### EXERCISE REQUIREMENTS
Pictures do not belong in the output. Reproduce exactly the lines from the start of the records through the line with "10.7, 10.85, 11.0]".

### PROVIDED ENTRIES
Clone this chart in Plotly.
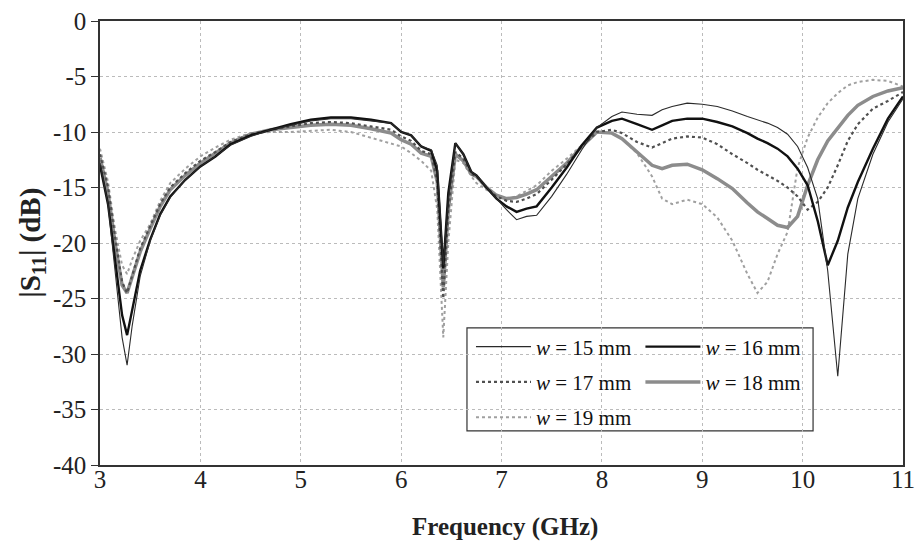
import plotly.graph_objects as go

# frequency grid (GHz)
freq = [3.0, 3.08, 3.15, 3.22, 3.27, 3.32, 3.4, 3.5, 3.6, 3.7, 3.85, 4.0, 4.15, 4.3,
        4.5, 4.7, 4.9, 5.1, 5.3, 5.5, 5.7, 5.9, 6.0, 6.1, 6.2, 6.3, 6.36, 6.42, 6.47,
        6.54, 6.62, 6.7, 6.75, 6.85, 6.95, 7.05, 7.15, 7.25, 7.35, 7.5, 7.65, 7.8,
        7.95, 8.1, 8.2, 8.35, 8.5, 8.6, 8.7, 8.85, 9.0, 9.15, 9.3, 9.45, 9.55, 9.65,
        9.75, 9.85, 9.95, 10.05, 10.15, 10.25, 10.35, 10.45, 10.55, 10.7, 10.85, 11.0]

# |S11| (dB)
s11_w15 = [-12.8, -16.5, -22.5, -28.5, -31.0, -27.5, -23.0, -19.8, -17.5, -15.9, -14.3, -13.1, -12.2, -11.2,
           -10.4, -9.8, -9.4, -9.0, -8.8, -8.8, -9.0, -9.2, -10.0, -10.3, -11.3, -11.6, -13.0, -22.0, -16.0,
           -11.0, -12.0, -13.6, -13.9, -15.0, -16.0, -17.0, -17.9, -17.6, -17.5, -15.8, -13.8, -11.6,
           -9.6, -8.6, -8.2, -8.4, -8.5, -8.0, -7.7, -7.4, -7.5, -7.7, -8.1, -8.6, -8.9, -9.2,
           -9.6, -10.2, -11.3, -13.2, -16.0, -22.5, -32.0, -21.0, -16.0, -12.0, -9.1, -7.0]
s11_w16 = [-13.0, -16.5, -21.5, -26.5, -28.3, -26.0, -22.5, -19.7, -17.4, -15.8, -14.3, -13.1, -12.2, -11.1,
           -10.3, -9.8, -9.3, -8.9, -8.7, -8.7, -8.9, -9.2, -10.0, -10.3, -11.3, -11.7, -13.5, -22.3, -15.5,
           -11.0, -12.0, -13.6, -13.9, -15.0, -16.0, -16.7, -17.2, -16.9, -16.7, -15.0, -13.2, -11.2,
           -9.6, -9.0, -8.8, -9.3, -9.8, -9.4, -9.0, -8.8, -8.8, -9.1, -9.5, -10.1, -10.6, -11.0,
           -11.5, -12.2, -13.3, -14.8, -18.0, -22.0, -19.8, -16.8, -14.5, -11.5, -8.8, -6.8]
s11_w17 = [-12.0, -15.0, -19.5, -23.5, -24.5, -23.0, -20.5, -18.5, -16.5, -15.0, -13.7, -12.6, -11.8, -10.9,
           -10.2, -9.8, -9.5, -9.2, -9.1, -9.2, -9.5, -9.8, -10.4, -10.8, -11.7, -12.0, -14.5, -25.0, -17.0,
           -11.8, -12.4, -13.8, -14.0, -15.0, -15.8, -16.2, -16.3, -16.0, -15.6, -14.3, -12.9, -11.3,
           -10.0, -9.8, -10.1, -10.9, -11.4, -11.0, -10.6, -10.4, -10.5, -11.1, -12.0, -12.8, -13.4, -13.9,
           -14.4, -15.0, -15.8, -17.0, -16.3, -15.0, -13.0, -10.8, -9.3, -7.9, -7.2, -6.4]
s11_w18 = [-12.3, -15.5, -20.0, -23.8, -24.5, -23.0, -20.8, -18.7, -16.7, -15.2, -13.9, -12.8, -11.9, -11.0,
           -10.2, -9.8, -9.6, -9.4, -9.3, -9.4, -9.7, -10.1, -10.7, -11.1, -11.9, -12.2, -14.5, -24.0, -17.0,
           -12.0, -12.6, -13.8, -14.0, -15.0, -15.7, -16.0, -15.9, -15.6, -15.2, -14.0, -12.8, -11.3,
           -10.0, -10.1, -10.6, -11.8, -13.0, -13.3, -13.0, -12.9, -13.4, -14.2, -15.1, -16.4, -17.2, -17.8,
           -18.4, -18.6, -17.6, -14.8, -12.5, -10.8, -9.6, -8.5, -7.6, -6.8, -6.3, -6.0]
s11_w19 = [-11.5, -14.5, -18.8, -22.0, -22.8, -21.5, -19.8, -18.3, -16.2, -14.6, -13.3, -12.2, -11.4, -10.7,
           -10.1, -10.0, -10.0, -9.9, -9.8, -10.0, -10.5, -11.0, -11.3, -11.9, -12.6, -13.5, -17.0, -28.5, -20.0,
           -12.5, -12.8, -14.0, -14.6, -15.2, -15.8, -16.1, -15.8, -15.3, -14.8, -13.5, -12.4, -11.2,
           -10.1, -10.1, -10.6, -11.9, -14.0, -16.0, -16.5, -16.1, -16.5, -17.7, -19.8, -22.8, -24.5, -23.5,
           -21.0, -19.0, -13.2, -10.5, -8.7, -7.4, -6.5, -5.8, -5.5, -5.3, -5.4, -5.9]

x_ticks = [3, 4, 5, 6, 7, 8, 9, 10, 11]
y_ticks = [0, -5, -10, -15, -20, -25, -30, -35, -40]
y_labels = ["0", "-5", "-10", "-15", "-20", "-25", "-30", "-35", "-40"]

serif = "Liberation Serif, Times New Roman, serif"

fig = go.Figure()
# gray / dotted curves underneath, solid black on top
fig.add_trace(go.Scatter(x=freq, y=s11_w19, mode="lines", name="<i>w</i> = 19 mm",
                         line=dict(color="#a0a0a0", width=2, dash="dot"),
                         legend="legend", legendgroup="g19", legendrank=3))
fig.add_trace(go.Scatter(x=freq, y=s11_w18, mode="lines", name="<i>w</i> = 18 mm",
                         line=dict(color="#8c8c8c", width=3.5),
                         legend="legend2", legendgroup="g18", legendrank=2))
fig.add_trace(go.Scatter(x=freq, y=s11_w17, mode="lines", name="<i>w</i> = 17 mm",
                         line=dict(color="#505050", width=2.2, dash="dot"),
                         legend="legend", legendgroup="g17", legendrank=2))
fig.add_trace(go.Scatter(x=freq, y=s11_w16, mode="lines", name="<i>w</i> = 16 mm",
                         line=dict(color="#111111", width=2.4),
                         legend="legend2", legendgroup="g16", legendrank=1))
fig.add_trace(go.Scatter(x=freq, y=s11_w15, mode="lines", name="<i>w</i> = 15 mm",
                         line=dict(color="#2a2a2a", width=1.1),
                         legend="legend", legendgroup="g15", legendrank=1))

# legend frame
fig.add_shape(type="rect", xref="paper", yref="paper", x0=0.457, x1=0.888, y0=0.077, y1=0.309,
              line=dict(color="#333333", width=1.2), fillcolor="white", layer="below")

# axis titles
fig.add_annotation(text="<b>Frequency (GHz)</b>", xref="paper", yref="paper", x=0.504, y=-0.14,
                   showarrow=False, xanchor="center", yanchor="middle",
                   font=dict(family=serif, size=25, color="#222"))
fig.add_annotation(text="<b>|S<sub>11</sub>| (dB)</b>", xref="paper", yref="paper", x=-0.085, y=0.5,
                   showarrow=False, textangle=-90, xanchor="center", yanchor="middle",
                   font=dict(family=serif, size=29, color="#222"))

legend_style = dict(font=dict(family=serif, size=21, color="#111"), bgcolor="rgba(0,0,0,0)",
                    borderwidth=0, tracegroupgap=5, itemwidth=55,
                    xanchor="left", yanchor="top", traceorder="grouped")

fig.update_layout(
    width=916, height=549,
    margin=dict(l=100, r=13, t=21, b=84),
    paper_bgcolor="white", plot_bgcolor="white",
    font=dict(family=serif, size=25, color="#222"),
    showlegend=True,
    legend=dict(x=0.462, y=0.312, **legend_style),
    legend2=dict(x=0.673, y=0.312, **legend_style),
    xaxis=dict(range=[3, 11], tickvals=x_ticks, showgrid=True, automargin=False,
               gridcolor="#bbbbbb", griddash="dot", gridwidth=1,
               showline=True, linecolor="#333", linewidth=1.5, mirror=True,
               ticks="", ticklabelstandoff=-9, zeroline=False),
    yaxis=dict(range=[-40, 0], tickvals=y_ticks, ticktext=y_labels, showgrid=True, automargin=False,
               gridcolor="#bbbbbb", griddash="dot", gridwidth=1,
               showline=True, linecolor="#333", linewidth=1.5, mirror=True,
               ticks="outside", ticklen=7, tickcolor="#333", zeroline=False),
)

fig.write_html("out.html", config={"displayModeBar": False},
               post_script="document.body.style.margin='0';")
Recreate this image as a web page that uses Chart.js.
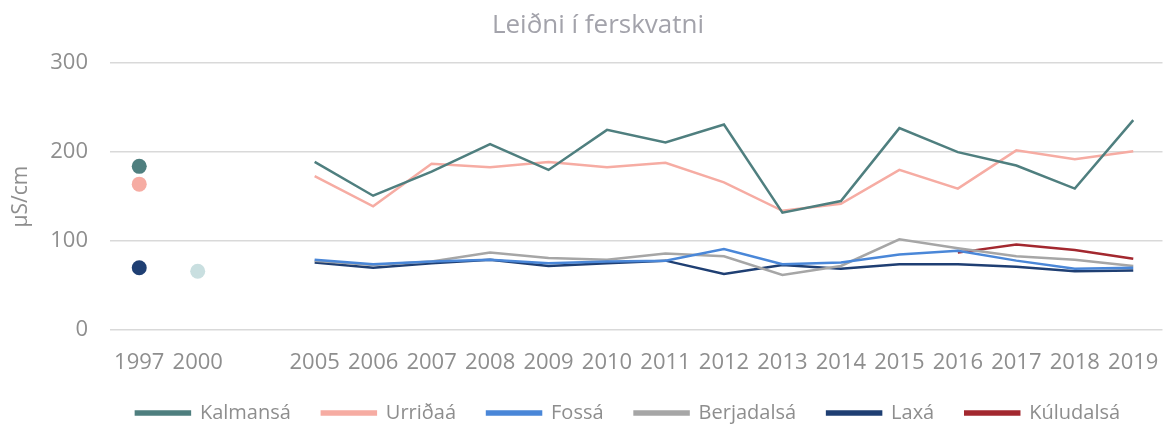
<!DOCTYPE html>
<html>
<head>
<meta charset="utf-8">
<script src="https://cdn.jsdelivr.net/npm/chart.js@4"></script>
<style>
  html, body { margin: 0; padding: 0; background: #fff; }
  #wrap { width: 1170px; height: 425px; }
</style>
</head>
<body>
<div id="wrap"><canvas id="chart_leidni"></canvas></div>
<script>
// ár, bil á milli 2000 og 2005 er autt sæti
const years = ['1997', '2000', '', '2005', '2006', '2007', '2008', '2009', '2010', '2011', '2012', '2013', '2014', '2015', '2016', '2017', '2018', '2019'];

const kalmansa   = [184, null, null, 189, 151, 178, 209, 180, 225, 211, 231, 132, 145, 227, 200, 185, 159, 236];
const urridaa    = [164, null, null, 173, 139, 187, 183, 189, 183, 188, 166, 134, 142, 180, 159, 202, 192, 201];
const fossa      = [null, null, null, 79, 74, 77, 79, 75, 77, 78, 91, 74, 76, 85, 89, 78, 69, 70];
const berjadalsa = [null, null, null, 78, 73, 77, 87, 81, 79, 86, 83, 62, 72, 102, 92, 83, 79, 72];
const laxa       = [70, null, null, 76, 70, 75, 79, 72, 75, 78, 63, 73, 69, 74, 74, 71, 66, 67];
const kuludalsa  = [null, null, null, null, null, null, null, null, null, null, null, null, null, null, 87, 96, 90, 80];
const annad2000  = [null, 66, null, null, null, null, null, null, null, null, null, null, null, null, null, null, null, null];

const yTicks = [0, 100, 200, 300];

const textGray = '#8e8e8e';

// punktur bara teiknaður ef hann stendur einn (engir nágrannar)
const isolatedRadius = (ctx) => {
    const d = ctx.dataset.data; const i = ctx.dataIndex;
    if (d[i] === null) return 0;
    const prev = i > 0 ? d[i - 1] : null;
    const next = i < d.length - 1 ? d[i + 1] : null;
    return (prev === null && next === null) ? 7.5 : 0;
}

const makeSet = (label, data, color, width) => {
    return {
        label: label,
        data: data,
        borderColor: color,
        backgroundColor: color,
        pointBackgroundColor: color,
        pointBorderColor: color,
        borderWidth: width,
        pointRadius: isolatedRadius,
        pointBorderWidth: 0,
        spanGaps: false,
        tension: 0
    }
}

const datasets = [
    makeSet('Kalmansá', kalmansa, '#4f7f7f', 2.5),
    makeSet('Urriðaá', urridaa, '#f6aca3', 2.5),
    makeSet('Fossá', fossa, '#4a87d8', 2.5),
    makeSet('Berjadalsá', berjadalsa, '#a6a6a6', 2.5),
    makeSet('Laxá', laxa, '#1f3f73', 2.5),
    makeSet('Kúludalsá', kuludalsa, '#a3282f', 2.5),
    makeSet('', annad2000, '#c9dfe0', 2.5)
];

// færa skýringar og titil aðeins til hægri, eins og í fyrirmyndinni
const boxShift = {
    id: 'boxShift',
    afterLayout: (chart) => {
        chart.legend.left += 42;
        chart.legend.right += 42;
        chart.titleBlock.left += 12;
        chart.titleBlock.right += 12;
    }
}

const config = {
    type: 'line',
    data: { labels: years, datasets: datasets },
    plugins: [boxShift],
    options: {
        responsive: false,
        animation: false,
        events: [],
        layout: { padding: { left: 4, right: 2, top: 0, bottom: -8 } },
        plugins: {
            title: {
                display: true,
                text: 'Leiðni í ferskvatni',
                color: '#a3a3ab',
                font: { family: 'Open Sans', size: 26, weight: 'normal' },
                padding: { top: 10, bottom: 22 }
            },
            legend: {
                position: 'bottom',
                labels: {
                    filter: (item) => item.text !== '',
                    color: textGray,
                    boxWidth: 54,
                    boxHeight: 3,
                    padding: 31,
                    font: { family: 'Open Sans', size: 20 }
                }
            },
            tooltip: { enabled: false }
        },
        scales: {
            x: {
                offset: true,
                afterFit: (axis) => {
                    axis.height = 42;
                    axis.paddingLeft = 0;
                    axis.paddingRight = 0;
                },
                grid: { display: false },
                border: { display: false },
                ticks: {
                    color: textGray,
                    font: { family: 'Open Sans', size: 22 },
                    padding: 12,
                    maxRotation: 0,
                    autoSkip: false
                }
            },
            y: {
                min: 0,
                max: 300,
                afterBuildTicks: (axis) => { axis.ticks = yTicks.map(v => ({ value: v })); },
                afterFit: (axis) => { axis.width = 106; },
                grid: { color: '#d9d9d9', lineWidth: 1.5, drawTicks: false },
                border: { display: false },
                ticks: {
                    color: textGray,
                    font: { family: 'Open Sans', size: 22 },
                    padding: 22
                },
                title: {
                    display: true,
                    text: 'µS/cm',
                    color: textGray,
                    font: { family: 'Open Sans', size: 21 },
                    padding: { top: 4, bottom: 17 }
                }
            }
        }
    }
};

const canvas = document.getElementById('chart_leidni');
canvas.width = 1170; canvas.height = 425;
const myChart = new Chart(canvas, config);
</script>
</body>
</html>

### WRITTEN RESPONSE
Clone this chart in Plotly.
import plotly.graph_objects as go

# frequency grid (GHz)
freq = [3.0, 3.08, 3.15, 3.22, 3.27, 3.32, 3.4, 3.5, 3.6, 3.7, 3.85, 4.0, 4.15, 4.3,
        4.5, 4.7, 4.9, 5.1, 5.3, 5.5, 5.7, 5.9, 6.0, 6.1, 6.2, 6.3, 6.36, 6.42, 6.47,
        6.54, 6.62, 6.7, 6.75, 6.85, 6.95, 7.05, 7.15, 7.25, 7.35, 7.5, 7.65, 7.8,
        7.95, 8.1, 8.2, 8.35, 8.5, 8.6, 8.7, 8.85, 9.0, 9.15, 9.3, 9.45, 9.55, 9.65,
        9.75, 9.85, 9.95, 10.05, 10.15, 10.25, 10.35, 10.45, 10.55, 10.7, 10.85, 11.0]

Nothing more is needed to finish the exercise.